Schaltpult in der Hand
Am Ende der Veranstaltung dürfen alle Roboter gleichzeitig noch einmal ihr Können zeigen, und zwar mit direkter Steuerung. Dabei stellt sich heraus, dass die Leistungen der Maschinenbauer tatsächlich beeindruckend sind. Wie kleine Jungs mit ihren ferngesteuerten Autos dirigieren die Techniker ihre Geräte nun mit Schaltpult in der Hand durch das Gelände.
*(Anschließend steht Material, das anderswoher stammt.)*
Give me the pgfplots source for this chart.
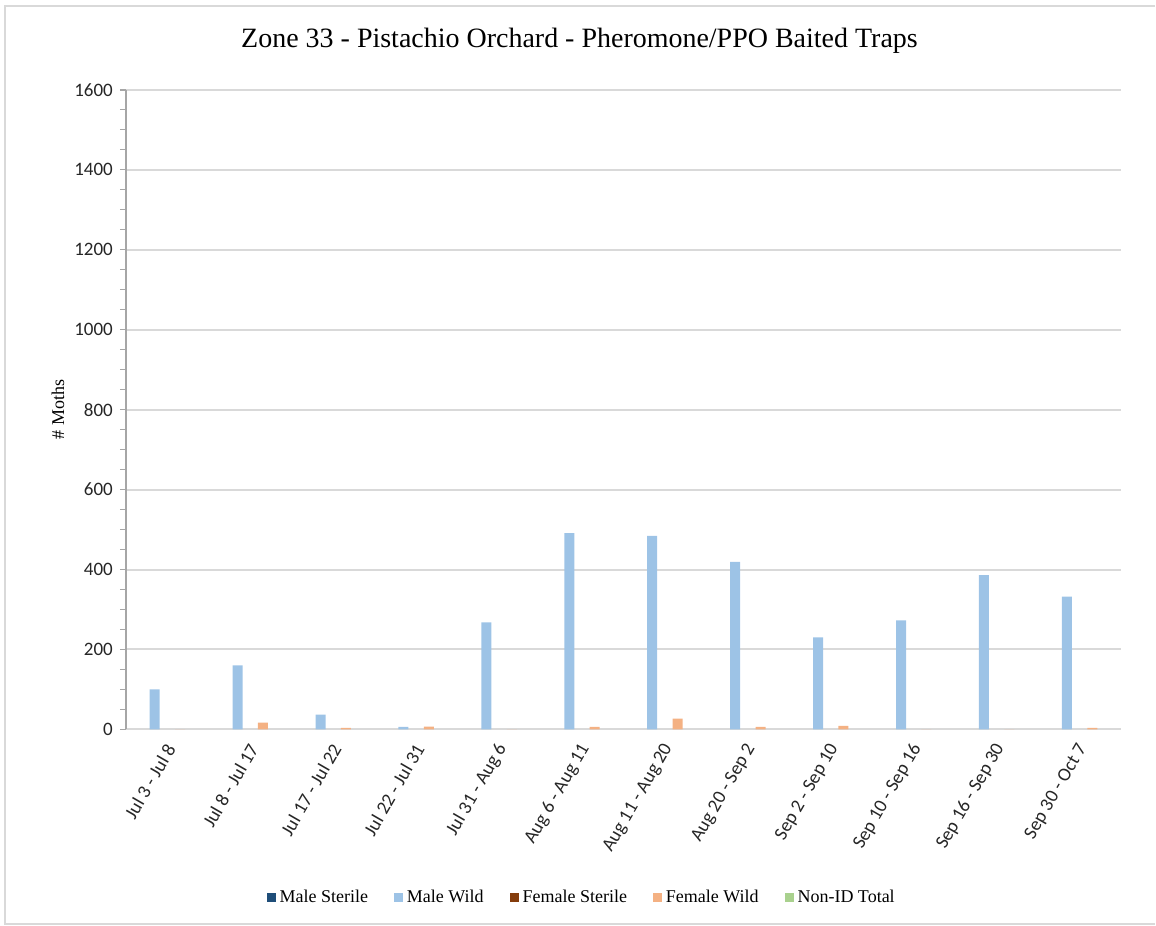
\documentclass[border=0pt]{standalone}
\usepackage{fontspec}
\setmainfont{Liberation Serif}
\newfontfamily\carlito{Carlito}
\usepackage{pgfplots}
\pgfplotsset{compat=1.18}
\usepackage{pgfplotstable}

\definecolor{msterile}{HTML}{1F4E79}
\definecolor{mwild}{HTML}{9DC3E6}
\definecolor{fsterile}{HTML}{843C0C}
\definecolor{fwild}{HTML}{F4B183}
\definecolor{nonid}{HTML}{A9D18E}
\definecolor{gridgray}{HTML}{D9D9D9}
\definecolor{axisgray}{HTML}{A6A6A6}

\pgfplotstableread{
idx msterile mwild fsterile fwild nonid
0   0  100 0  0 0
1   0  160 0 17 0
2   0   37 0  4 0
3   0    6 0  7 0
4   0  268 0  0 0
5   0  491 0  6 0
6   0  484 0 27 0
7   0  419 0  6 0
8   0  230 0  9 0
9   0  273 0  0 0
10  0  386 0  0 0
11  0  332 0  4 0
}\moths

\begin{document}
\begin{tikzpicture}[x=0.5pt,y=0.5pt]
  % frame of the chart area (1 unit = 1 px of the reference)
  \path (0,0) rectangle (1156,926);
  \draw[gridgray, line width=1pt] (1156,920) -- (5,920) -- (5,1) -- (1156,1);

  \node[font=\fontsize{14}{17}\selectfont] at (580,885)
    {Zone 33 - Pistachio Orchard - Pheromone/PPO Baited Traps};
  \node[rotate=90, font=\fontsize{9}{11}\selectfont] at (58,516) {\# Moths};

  \begin{axis}[
      at={(63pt,98pt)}, anchor=south west,
      scale only axis, width=498pt, height=320pt,
      ybar=1.35pt, bar width=5pt,
      xmin=-0.5, xmax=11.5, ymin=0, ymax=1600,
      ytick={0,200,...,1600}, minor y tick num=3,
      xtick={0,...,11},
      xticklabels={Jul 3 - Jul 8, Jul 8 - Jul 17, Jul 17 - Jul 22, Jul 22 - Jul 31,
        Jul 31 - Aug 6, Aug 6 - Aug 11, Aug 11 - Aug 20, Aug 20 - Sep 2,
        Sep 2 - Sep 10, Sep 10 - Sep 16, Sep 16 - Sep 30, Sep 30 - Oct 7},
      axis y line*=left, axis x line*=bottom,
      ymajorgrids, grid style={gridgray, line width=1pt},
      y axis line style={axisgray, line width=1pt},
      x axis line style={gridgray, line width=1pt},
      xtick style={draw=none},
      ytick style={axisgray, line width=0.6pt},
      tick align=outside, major tick length=3pt, minor tick length=3pt,
      /pgf/number format/assume math mode=true,
      /pgf/number format/1000 sep={},
      yticklabel style={font=\carlito\fontsize{9.5}{11}\selectfont, text=black!85},
      xticklabel style={rotate=60, anchor=east, yshift=-4pt,
        font=\carlito\fontsize{9.5}{11}\selectfont, text=black!85},
      legend columns=5,
      legend style={at={(0.459,-0.263)}, anchor=center, draw=none,
        font=\fontsize{9}{11}\selectfont,
        /tikz/every even column/.append style={column sep=11pt}},
      legend image code/.code={\fill[#1] (0pt,-2.25pt) rectangle (4.5pt,2.25pt);},
    ]
    % all-zero series: no fill in the plot (no baseline sliver), colour kept for the legend
    \addplot[fill=none, draw=none, legend image post style={fill=msterile}]
      table[x=idx, y=msterile] {\moths};
    \addlegendentry{Male Sterile}
    \addplot[fill=mwild, draw=none] table[x=idx, y=mwild] {\moths};
    \addlegendentry{Male Wild}
    \addplot[fill=none, draw=none, legend image post style={fill=fsterile}]
      table[x=idx, y=fsterile] {\moths};
    \addlegendentry{Female Sterile}
    \addplot[fill=fwild, draw=none] table[x=idx, y=fwild] {\moths};
    \addlegendentry{Female Wild}
    \addplot[fill=none, draw=none, legend image post style={fill=nonid}]
      table[x=idx, y=nonid] {\moths};
    \addlegendentry{Non-ID Total}
  \end{axis}
\end{tikzpicture}
\end{document}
Das Problem, so erklärte später auch die Jury, sei in erster Linie die Kommunikation zwischen Bodenstation und Roboter gewesen. Deshalb entschied man sich auch, keine Wertung vorzunehmen. Alle zehn Teams fuhren also mit einer Teilnahmeurkunde und vielen neuen Erfahrungen nach Hause.
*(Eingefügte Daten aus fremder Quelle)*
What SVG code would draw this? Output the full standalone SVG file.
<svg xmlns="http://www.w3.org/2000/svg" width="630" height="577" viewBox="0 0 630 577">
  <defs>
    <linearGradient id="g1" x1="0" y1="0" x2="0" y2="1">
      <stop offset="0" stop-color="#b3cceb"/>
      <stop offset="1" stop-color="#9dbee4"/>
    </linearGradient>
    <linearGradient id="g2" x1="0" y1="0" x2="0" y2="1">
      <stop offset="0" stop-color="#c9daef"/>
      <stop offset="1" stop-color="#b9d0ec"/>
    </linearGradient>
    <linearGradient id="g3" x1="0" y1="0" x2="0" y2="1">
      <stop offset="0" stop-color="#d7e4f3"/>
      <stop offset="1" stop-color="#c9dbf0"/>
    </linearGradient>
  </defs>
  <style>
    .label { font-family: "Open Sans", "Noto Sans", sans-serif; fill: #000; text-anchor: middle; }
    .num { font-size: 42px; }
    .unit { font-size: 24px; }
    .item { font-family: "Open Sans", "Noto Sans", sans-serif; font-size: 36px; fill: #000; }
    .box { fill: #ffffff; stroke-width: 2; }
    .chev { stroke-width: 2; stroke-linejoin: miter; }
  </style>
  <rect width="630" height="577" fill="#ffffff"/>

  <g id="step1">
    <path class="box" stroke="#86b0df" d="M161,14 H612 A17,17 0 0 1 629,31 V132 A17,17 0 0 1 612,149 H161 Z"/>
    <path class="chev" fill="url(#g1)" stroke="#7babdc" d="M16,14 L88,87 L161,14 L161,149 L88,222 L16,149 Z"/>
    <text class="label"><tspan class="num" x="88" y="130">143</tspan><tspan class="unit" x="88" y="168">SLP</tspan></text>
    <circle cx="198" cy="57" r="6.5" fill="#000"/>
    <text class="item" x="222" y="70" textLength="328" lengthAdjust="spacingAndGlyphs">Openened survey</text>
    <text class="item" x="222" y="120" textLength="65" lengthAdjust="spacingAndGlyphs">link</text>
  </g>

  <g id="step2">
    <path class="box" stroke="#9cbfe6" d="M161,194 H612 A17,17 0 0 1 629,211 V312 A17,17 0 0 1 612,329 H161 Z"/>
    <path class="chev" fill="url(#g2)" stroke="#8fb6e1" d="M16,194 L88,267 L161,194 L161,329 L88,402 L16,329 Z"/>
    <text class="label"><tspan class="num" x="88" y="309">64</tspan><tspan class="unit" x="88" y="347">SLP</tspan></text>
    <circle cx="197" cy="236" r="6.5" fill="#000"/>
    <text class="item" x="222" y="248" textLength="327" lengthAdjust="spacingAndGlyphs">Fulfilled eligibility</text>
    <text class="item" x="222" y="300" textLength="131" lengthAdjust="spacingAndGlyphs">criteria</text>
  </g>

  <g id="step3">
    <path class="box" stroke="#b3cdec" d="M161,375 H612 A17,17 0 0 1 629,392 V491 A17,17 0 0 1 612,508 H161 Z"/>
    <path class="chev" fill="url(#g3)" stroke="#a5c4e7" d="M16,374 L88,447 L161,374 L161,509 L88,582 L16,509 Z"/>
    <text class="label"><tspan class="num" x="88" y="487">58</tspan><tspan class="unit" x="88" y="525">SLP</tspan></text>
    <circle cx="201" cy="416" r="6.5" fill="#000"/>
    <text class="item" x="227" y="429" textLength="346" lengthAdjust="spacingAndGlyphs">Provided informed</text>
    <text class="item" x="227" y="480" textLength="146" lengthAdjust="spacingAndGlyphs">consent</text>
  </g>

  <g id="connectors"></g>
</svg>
Obwohl keine der Mannschaften annähernd die Aufgabenstellung erfüllt, sieht Gerd Gruppe zunächst das Positive. Der DLR-Vorstand für Raumfahrtmanagement ist nach eigenen Worten ein bekennender Roboterfan. Der Wettbewerb diene dazu, die verschiedenen Institute, die sich mit Robotik beschäftigen, miteinander zu vernetzen.
Roboter ohne Zäune
Dabei gehe es ihm nicht nur um Fortschritte in der Raumfahrttechnik, so Gruppe. Autonom arbeitende Roboter werden seiner Einschätzung nach auch auf der Erde dringend gebraucht. Dabei sei es wichtig, die Schnittstelle zwischen Roboter und Mensch weiterzuentwickeln. „Um die Roboter in Autofabriken sind Zäune, damit sie für Menschen nicht gefährlich sind. Neue Roboter sollten solche Zäune nicht benötigen.“ Dann könnten sie, so Gerd Gruppe, die Gesellschaft durchaus humaner machen.
Als Beispiel hierfür fällt ihm seine vor Kurzem verstorbene Nachbarin ein, die in den letzten zehn Jahren ihre Wohnung nicht mehr verlassen konnte. „Zunächst verlieren wir im Alter die Mobilität, infolgedessen dann erst unsere intellektuellen Fähigkeiten.“ Hier könnten Automaten viel Lebensqualität erhalten.
Gruppe bringt es auf den Nenner: „Roboter statt Rollator!“ Derweil packen die ersten Teams ihre Gerätschaften wieder ein.